The data =
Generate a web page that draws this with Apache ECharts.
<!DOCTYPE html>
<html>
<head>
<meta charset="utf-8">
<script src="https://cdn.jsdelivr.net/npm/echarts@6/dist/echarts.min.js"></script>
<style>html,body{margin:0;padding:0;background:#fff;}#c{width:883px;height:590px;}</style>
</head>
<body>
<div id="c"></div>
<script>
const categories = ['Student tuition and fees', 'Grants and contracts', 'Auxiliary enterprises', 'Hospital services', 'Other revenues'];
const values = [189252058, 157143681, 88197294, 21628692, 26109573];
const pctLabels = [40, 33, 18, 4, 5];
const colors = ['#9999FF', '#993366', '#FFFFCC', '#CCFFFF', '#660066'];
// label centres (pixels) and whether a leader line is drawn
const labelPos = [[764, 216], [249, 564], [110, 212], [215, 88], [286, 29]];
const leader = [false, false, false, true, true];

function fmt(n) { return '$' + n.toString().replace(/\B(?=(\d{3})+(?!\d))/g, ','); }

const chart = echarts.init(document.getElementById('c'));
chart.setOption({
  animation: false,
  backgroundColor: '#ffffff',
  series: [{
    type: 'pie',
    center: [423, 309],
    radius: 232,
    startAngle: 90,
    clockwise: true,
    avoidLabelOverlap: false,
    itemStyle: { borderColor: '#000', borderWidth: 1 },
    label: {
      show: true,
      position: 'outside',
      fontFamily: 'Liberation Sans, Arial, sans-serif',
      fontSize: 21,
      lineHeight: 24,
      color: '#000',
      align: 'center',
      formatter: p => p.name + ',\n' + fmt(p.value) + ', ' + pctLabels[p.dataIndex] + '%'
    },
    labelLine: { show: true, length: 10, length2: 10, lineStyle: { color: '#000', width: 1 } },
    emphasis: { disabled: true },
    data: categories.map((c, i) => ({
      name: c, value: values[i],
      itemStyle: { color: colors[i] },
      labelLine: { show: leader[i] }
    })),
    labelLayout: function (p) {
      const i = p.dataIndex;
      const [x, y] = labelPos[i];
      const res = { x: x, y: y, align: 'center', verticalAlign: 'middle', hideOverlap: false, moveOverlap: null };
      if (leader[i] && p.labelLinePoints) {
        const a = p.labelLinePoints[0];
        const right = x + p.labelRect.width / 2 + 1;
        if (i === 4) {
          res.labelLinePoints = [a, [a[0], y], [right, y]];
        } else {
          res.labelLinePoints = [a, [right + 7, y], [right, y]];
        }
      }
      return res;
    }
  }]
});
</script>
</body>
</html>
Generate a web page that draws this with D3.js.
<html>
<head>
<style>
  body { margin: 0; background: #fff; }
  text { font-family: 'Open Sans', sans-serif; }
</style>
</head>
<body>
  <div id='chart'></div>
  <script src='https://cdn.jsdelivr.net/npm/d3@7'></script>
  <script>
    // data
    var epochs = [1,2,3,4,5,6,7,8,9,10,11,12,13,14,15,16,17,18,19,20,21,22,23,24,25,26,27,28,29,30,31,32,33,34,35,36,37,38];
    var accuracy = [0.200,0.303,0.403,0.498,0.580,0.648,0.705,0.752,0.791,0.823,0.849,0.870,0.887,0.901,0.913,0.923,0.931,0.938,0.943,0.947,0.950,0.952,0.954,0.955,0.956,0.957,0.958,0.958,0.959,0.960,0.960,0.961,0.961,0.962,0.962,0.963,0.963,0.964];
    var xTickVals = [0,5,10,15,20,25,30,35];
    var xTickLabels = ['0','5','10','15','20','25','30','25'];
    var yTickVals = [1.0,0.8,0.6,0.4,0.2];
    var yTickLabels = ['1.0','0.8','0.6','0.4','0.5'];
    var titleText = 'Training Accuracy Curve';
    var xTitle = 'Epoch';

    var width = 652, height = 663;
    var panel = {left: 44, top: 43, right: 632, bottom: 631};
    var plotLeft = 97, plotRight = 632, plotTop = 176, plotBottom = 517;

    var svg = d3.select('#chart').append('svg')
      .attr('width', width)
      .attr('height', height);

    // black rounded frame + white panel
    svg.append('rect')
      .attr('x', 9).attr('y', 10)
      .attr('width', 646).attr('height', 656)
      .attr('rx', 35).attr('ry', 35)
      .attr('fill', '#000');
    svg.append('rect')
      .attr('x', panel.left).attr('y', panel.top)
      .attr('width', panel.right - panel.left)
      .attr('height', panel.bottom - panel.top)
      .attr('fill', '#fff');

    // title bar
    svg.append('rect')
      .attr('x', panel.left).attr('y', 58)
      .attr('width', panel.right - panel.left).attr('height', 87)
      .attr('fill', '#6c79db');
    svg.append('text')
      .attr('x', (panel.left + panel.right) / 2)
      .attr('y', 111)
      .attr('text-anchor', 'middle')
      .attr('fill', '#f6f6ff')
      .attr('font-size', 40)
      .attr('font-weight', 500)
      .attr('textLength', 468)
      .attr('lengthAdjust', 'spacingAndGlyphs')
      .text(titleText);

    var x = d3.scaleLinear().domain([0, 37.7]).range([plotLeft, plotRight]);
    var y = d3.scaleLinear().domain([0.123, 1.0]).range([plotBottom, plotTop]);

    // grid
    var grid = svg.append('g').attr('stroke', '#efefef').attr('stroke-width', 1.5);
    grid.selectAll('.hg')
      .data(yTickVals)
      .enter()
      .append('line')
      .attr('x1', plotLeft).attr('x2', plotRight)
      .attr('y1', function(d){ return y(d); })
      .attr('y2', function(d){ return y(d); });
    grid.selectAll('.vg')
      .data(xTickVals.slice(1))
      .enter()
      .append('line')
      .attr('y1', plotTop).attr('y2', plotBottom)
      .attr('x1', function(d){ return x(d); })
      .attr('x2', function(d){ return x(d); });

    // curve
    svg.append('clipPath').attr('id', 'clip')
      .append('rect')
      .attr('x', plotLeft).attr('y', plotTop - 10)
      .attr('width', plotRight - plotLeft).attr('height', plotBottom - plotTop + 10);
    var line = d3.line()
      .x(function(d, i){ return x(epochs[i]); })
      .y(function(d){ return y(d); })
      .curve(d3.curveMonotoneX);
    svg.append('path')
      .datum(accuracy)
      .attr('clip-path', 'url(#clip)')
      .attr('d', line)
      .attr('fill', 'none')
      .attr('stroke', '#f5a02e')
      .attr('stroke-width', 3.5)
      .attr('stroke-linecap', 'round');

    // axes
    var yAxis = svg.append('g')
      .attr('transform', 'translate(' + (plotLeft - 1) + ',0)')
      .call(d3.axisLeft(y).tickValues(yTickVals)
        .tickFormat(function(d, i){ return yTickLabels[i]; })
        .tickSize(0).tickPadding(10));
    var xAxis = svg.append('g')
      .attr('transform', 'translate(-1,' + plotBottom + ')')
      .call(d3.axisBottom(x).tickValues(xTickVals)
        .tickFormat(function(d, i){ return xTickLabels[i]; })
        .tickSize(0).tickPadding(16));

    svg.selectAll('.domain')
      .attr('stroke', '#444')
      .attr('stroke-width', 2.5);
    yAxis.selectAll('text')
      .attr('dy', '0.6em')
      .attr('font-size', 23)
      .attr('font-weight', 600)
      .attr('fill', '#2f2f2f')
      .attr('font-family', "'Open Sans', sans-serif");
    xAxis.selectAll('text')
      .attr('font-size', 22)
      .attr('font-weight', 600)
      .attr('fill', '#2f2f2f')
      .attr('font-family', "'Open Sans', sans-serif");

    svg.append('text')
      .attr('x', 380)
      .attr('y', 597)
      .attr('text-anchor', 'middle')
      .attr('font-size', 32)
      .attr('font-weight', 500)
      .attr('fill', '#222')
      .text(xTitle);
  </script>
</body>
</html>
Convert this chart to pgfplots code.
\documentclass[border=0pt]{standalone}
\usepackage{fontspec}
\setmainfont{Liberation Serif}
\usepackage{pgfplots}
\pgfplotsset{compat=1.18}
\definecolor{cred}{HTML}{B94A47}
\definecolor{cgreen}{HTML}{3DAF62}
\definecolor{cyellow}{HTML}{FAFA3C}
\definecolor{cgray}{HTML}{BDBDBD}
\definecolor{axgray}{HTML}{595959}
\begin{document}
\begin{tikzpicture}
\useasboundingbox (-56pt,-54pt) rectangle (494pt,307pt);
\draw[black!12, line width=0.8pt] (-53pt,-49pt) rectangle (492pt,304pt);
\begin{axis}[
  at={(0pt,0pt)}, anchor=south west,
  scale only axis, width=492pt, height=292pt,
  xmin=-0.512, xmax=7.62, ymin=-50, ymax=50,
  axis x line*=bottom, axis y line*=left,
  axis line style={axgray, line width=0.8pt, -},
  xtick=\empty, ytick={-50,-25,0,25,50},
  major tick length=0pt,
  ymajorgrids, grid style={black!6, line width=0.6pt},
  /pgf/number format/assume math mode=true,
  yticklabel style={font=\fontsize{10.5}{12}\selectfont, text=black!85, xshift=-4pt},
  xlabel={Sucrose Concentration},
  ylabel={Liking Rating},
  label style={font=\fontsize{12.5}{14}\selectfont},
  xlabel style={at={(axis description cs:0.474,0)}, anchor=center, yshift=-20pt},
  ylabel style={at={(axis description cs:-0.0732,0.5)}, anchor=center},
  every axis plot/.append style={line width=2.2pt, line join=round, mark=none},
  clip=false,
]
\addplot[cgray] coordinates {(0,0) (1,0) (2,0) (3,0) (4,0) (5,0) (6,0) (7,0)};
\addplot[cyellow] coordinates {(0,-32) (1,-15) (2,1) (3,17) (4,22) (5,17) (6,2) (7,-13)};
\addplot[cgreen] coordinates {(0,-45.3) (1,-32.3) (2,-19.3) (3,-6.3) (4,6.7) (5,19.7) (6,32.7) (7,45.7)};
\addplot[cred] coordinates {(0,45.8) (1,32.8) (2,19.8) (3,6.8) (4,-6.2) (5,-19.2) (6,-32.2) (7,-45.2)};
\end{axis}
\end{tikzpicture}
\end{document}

Directions for this task = Nothing but the lines from the one with "Convert this chart to pgfplots code." through the last line should be repeated, each exactly as it stands.

Result of the task =
Convert this chart to pgfplots code.
\documentclass[border=0pt]{standalone}
\usepackage{fontspec}
\setmainfont{Liberation Serif}
\usepackage{pgfplots}
\pgfplotsset{compat=1.18}
\definecolor{cred}{HTML}{B94A47}
\definecolor{cgreen}{HTML}{3DAF62}
\definecolor{cyellow}{HTML}{FAFA3C}
\definecolor{cgray}{HTML}{BDBDBD}
\definecolor{axgray}{HTML}{595959}
\begin{document}
\begin{tikzpicture}
\useasboundingbox (-56pt,-54pt) rectangle (494pt,307pt);
\draw[black!12, line width=0.8pt] (-53pt,-49pt) rectangle (492pt,304pt);
\begin{axis}[
  at={(0pt,0pt)}, anchor=south west,
  scale only axis, width=492pt, height=292pt,
  xmin=-0.512, xmax=7.62, ymin=-50, ymax=50,
  axis x line*=bottom, axis y line*=left,
  axis line style={axgray, line width=0.8pt, -},
  xtick=\empty, ytick={-50,-25,0,25,50},
  major tick length=0pt,
  ymajorgrids, grid style={black!6, line width=0.6pt},
  /pgf/number format/assume math mode=true,
  yticklabel style={font=\fontsize{10.5}{12}\selectfont, text=black!85, xshift=-4pt},
  xlabel={Sucrose Concentration},
  ylabel={Liking Rating},
  label style={font=\fontsize{12.5}{14}\selectfont},
  xlabel style={at={(axis description cs:0.474,0)}, anchor=center, yshift=-20pt},
  ylabel style={at={(axis description cs:-0.0732,0.5)}, anchor=center},
  every axis plot/.append style={line width=2.2pt, line join=round, mark=none},
  clip=false,
]
\addplot[cgray] coordinates {(0,0) (1,0) (2,0) (3,0) (4,0) (5,0) (6,0) (7,0)};
\addplot[cyellow] coordinates {(0,-32) (1,-15) (2,1) (3,17) (4,22) (5,17) (6,2) (7,-13)};
\addplot[cgreen] coordinates {(0,-45.3) (1,-32.3) (2,-19.3) (3,-6.3) (4,6.7) (5,19.7) (6,32.7) (7,45.7)};
\addplot[cred] coordinates {(0,45.8) (1,32.8) (2,19.8) (3,6.8) (4,-6.2) (5,-19.2) (6,-32.2) (7,-45.2)};
\end{axis}
\end{tikzpicture}
\end{document}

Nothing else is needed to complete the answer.